«[...] Nas versões em inglês e em francês da mesma directiva, bem como na imprensa anglófona e francófona, o “denunciante” é identificado pelos termos whistleblower e lanceur d’alerte [...].»
O provedor impôs a si mesmo a regra de responder tão depressa quanto possível ao correio que recebe. No entanto, há dois leitores que aguardam há meses por uma resposta a questões que me colocaram. Este atraso deve-se apenas ao facto de não ter conseguido obter, até agora, uma explicação dos autores ou editores das notícias questionadas pelos leitores e de o provedor dever ouvir os jornalistas antes de tomar uma posição.

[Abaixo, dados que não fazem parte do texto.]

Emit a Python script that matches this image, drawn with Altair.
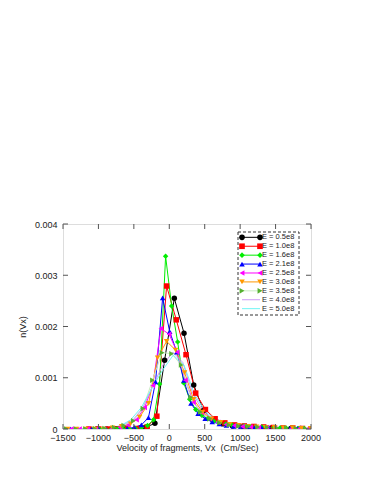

O leitor Manuel Rodrigues escreve a propósito de um artigo assinado pelo Público, na edição de 25 de Janeiro de 2022, sobre a possível extradição de Julian Assange para os Estados Unidos:
«O segundo período começa assim: "A defesa do denunciante quer recorrer…". Como se sabe, pelo menos no nosso país, a palavra denunciante tem uma significativa carga pejorativa. Ora, por aquilo que tenho lido, Julian Assange é jornalista e terá sido nessa qualidade que conseguiu aceder a determinadas informações que divulgou. O mesmo têm feito, honra lhes seja feita, vários jornalistas do Público, sobre assuntos cujo conhecimento tem sido importante para nós portugueses; e não estou sequer a imaginar que alguém veria com bons olhos que um qualquer outro órgão de informação se referisse a esses jornalistas como denunciantes. Tendo em conta os tempos que vivemos e a ‘via sacra’ de Julian Assange, isto não é, na minha opinião, um pormenor sem importância.»

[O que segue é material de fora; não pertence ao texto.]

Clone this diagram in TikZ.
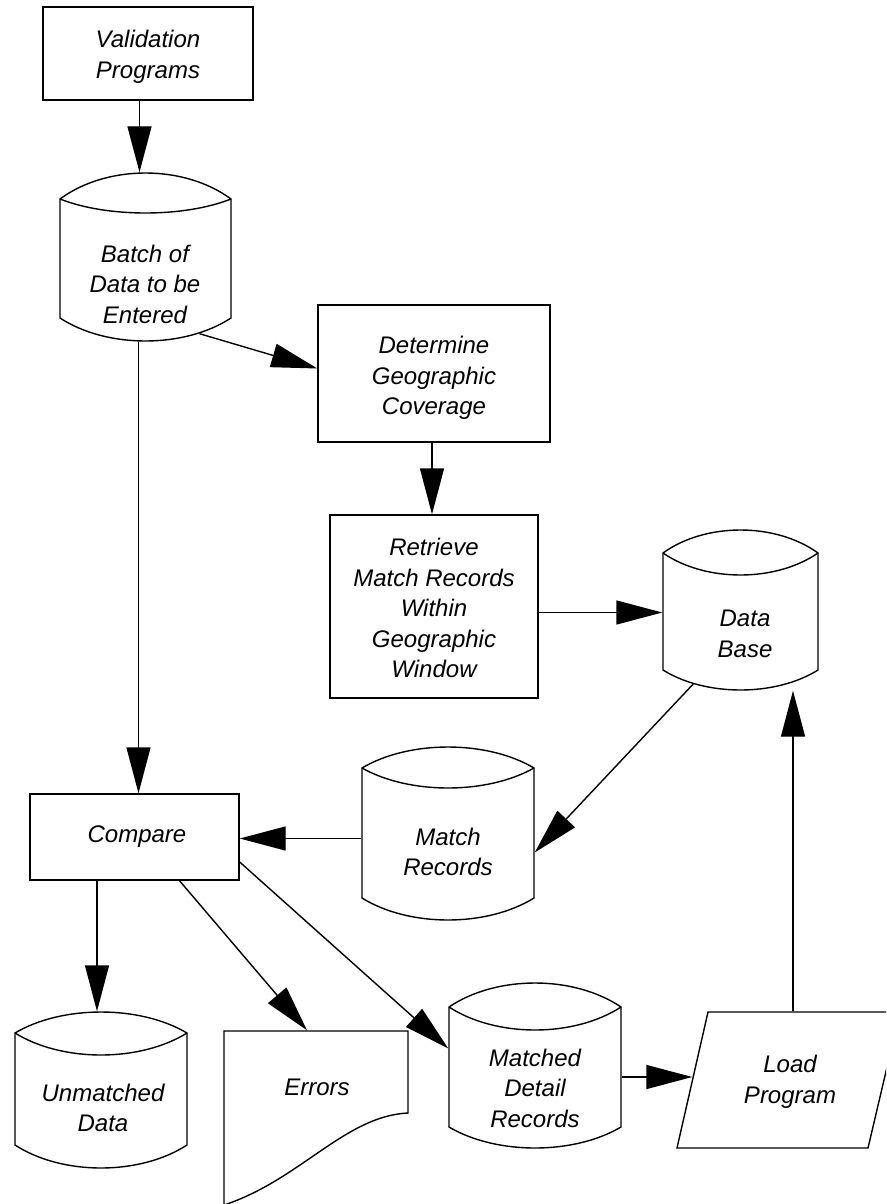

Em bom rigor, Julian Assange pode ser identificado como denunciante. Remeto para a letra da Directiva 2019/1937 do Parlamento e do Conselho europeus:
«Ao denunciar violações do direito da União lesivas do interesse público, essas pessoas agem como denunciantes, desempenhando assim um papel essencial na descoberta e prevenção dessas violações, bem como na salvaguarda do bem-estar da sociedade.»
Todavia, nas versões em inglês e em francês da mesma directiva, bem como na imprensa anglófona e francófona, o “denunciante” é identificado pelos termos whistleblower e lanceur d’alerte, em vez de, respectivamente, denouncer e dénonciateur, porque também nesses países a palavra denunciante tem uma carga negativa. No caso português, o termo é ainda mais pejorativo na medida em que ele recorda os delatores da PIDE que tinham como razão de ser denunciar todos os que «diziam mal» do Estado Novo.

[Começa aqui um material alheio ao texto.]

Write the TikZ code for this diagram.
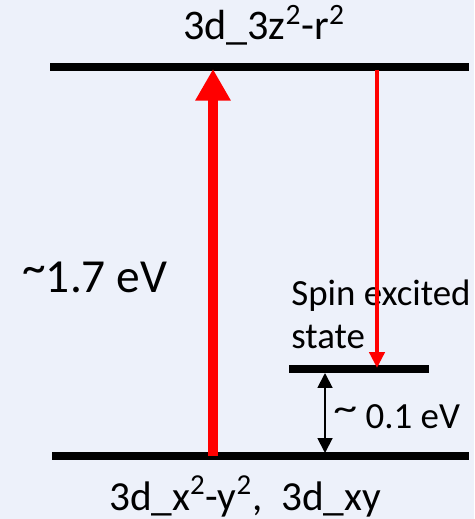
\documentclass[tikz,border=0pt]{standalone}
\usepackage{fontspec}
\setmainfont{Carlito}
\usetikzlibrary{arrows.meta}
\definecolor{slidebg}{RGB}{237,241,250}
\newcommand\hitilde{\raisebox{0.2em}{\textasciitilde}}
\newcommand\broadtilde{\raisebox{0.2em}{\scalebox{1.3}[1]{\textasciitilde}}}

\begin{document}
\begin{tikzpicture}[
    x=0.02cm,y=-0.02cm,
    level/.style={line width=4pt},
    lbl/.style={inner sep=0pt, font=\fontsize{24}{29}\selectfont},
    small/.style={inner sep=0pt, align=left, font=\fontsize{21}{24.4}\selectfont},
    pump/.style={red, line width=5.7pt, -{Triangle[length=18pt,width=19pt]}},
    decay/.style={red, line width=2.6pt, -{Triangle[length=9pt,width=8.5pt]}},
    gap/.style={line width=1.1pt, {Triangle[length=8.5pt,width=8.5pt]}-{Triangle[length=8.5pt,width=8.5pt]}}
  ]
    \fill[slidebg] (0,0) rectangle (474,519);
    \useasboundingbox (0,0) rectangle (474,519);

    % energy levels
    \coordinate (upL) at (50,67);
    \coordinate (upR) at (469,67);
    \coordinate (spinL) at (289,369);
    \coordinate (spinR) at (429,369);
    \coordinate (lowL) at (52,456);
    \coordinate (lowR) at (469,456);
    \draw[level] (upL) -- (upR);
    \draw[level] (spinL) -- (spinR);
    \draw[level] (lowL) -- (lowR);

    % arrow ends
    \coordinate (pumpS) at (213,456);
    \coordinate (pumpE) at (213,69);
    \coordinate (decayS) at (377,70);
    \coordinate (decayE) at (377,368);
    \coordinate (gapT) at (325,373);
    \coordinate (gapB) at (325,453);

    \node[lbl, anchor=base] (uplbl) at (264,40) {3d\_3z\textsuperscript{2}-r\textsuperscript{2}};
    \node[lbl, anchor=base west, font=\fontsize{27}{32}\selectfont] (energy) at (22,293) {\hitilde1.7 eV};
    \node[small, anchor=north west] (spinlbl) at (291,280) {Spin excited\\state};
    \node[small, anchor=base west] (gaplbl) at (333,428) {\broadtilde\ 0.1 eV};
    \node[lbl, anchor=base, font=\fontsize{23.5}{28}\selectfont] (lowlbl) at (245,510) {3d\_x\textsuperscript{2}-y\textsuperscript{2}, \ 3d\_xy};

    \draw[pump] (pumpS) -- (pumpE);
    \draw[decay] (decayS) -- (decayE);
    \draw[gap] (gapT) -- (gapB);
  \end{tikzpicture}
\end{document}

Passando por cima da letra da Directiva Europeia – que, em minha opinião, resulta de uma tradução infeliz – e ficando apenas pelo seu espírito, penso que seria mais adequado chamar a Julian Assange «vigilante social» ou «sentinela social», embora admita que tanto um como o outro termo possa não transmitir uma imagem fiel do que se pretende dizer. Talvez os leitores queiram ajudar… [...]»
N. E. – O anglicismo whistleblower, literalmente «soprador de apito», surgiu em inglês como metáfora, comparando quem denuncia fraudes e atos de corrupção ao árbitro de uma prova desportiva, que apita para assinalar e penalizar a violação das regras da competição. Em português, o termo encontra tradução em denunciante, informador e delator, conforme regista o dicionário inglês-português da Infopédia. Como o jornalista José Manuel Barata-Feyo refere (ver acima), é denunciante o termo vernáculo que ocorre na Diretiva 2019/1937 do Parlamento Europeu e Conselho da União Europeia. Também o revisor e tradutor Helder Guégués, no blogue Linguagista, considera que denunciante é a tradução correta de whistleblower. Contudo, denunciante veicula certa carga pejorativa, alusiva à pessoa que denuncia alguém com maus propósitos. Para evitar esta interpretação, não será descabido complementar o vocábulo, especificando-o e reorientando o seu significado positivamente, para propor a expressão «denunciante de irregularidades/ilegalidades», a par de outras soluções, como «vigilante social» ou «sentinela social», apresentadas por José Manuel Barata-Feyo (ver acima). Refira-se que, em páginas da Internet brasileiras, avulta a expressão «informante do bem» (ou «reportante do bem») como forma correspondente a whistlblower, mas que parece desconhecer-se em Portugal (agradece-se a chamada de atenção de Luciano Eduardo de Oliveira para este uso). Outras soluções são possíveis – cf. "Whistleblower, ou seja, 'autor de uma denúncia'" –, muitas assumindo a conotação negativa de «denunciar, por traição ou maldade». Em suma, em alternativa a whistleblower, o português dispõe das opções denunciante (Portugal) e «informante/reportante do bem», expressões já com algum uso mas ainda longe de satisfatórias dos pontos de vista semântico e referencial.
Artigo incluído no jornal Público em 23 de julho de 2022.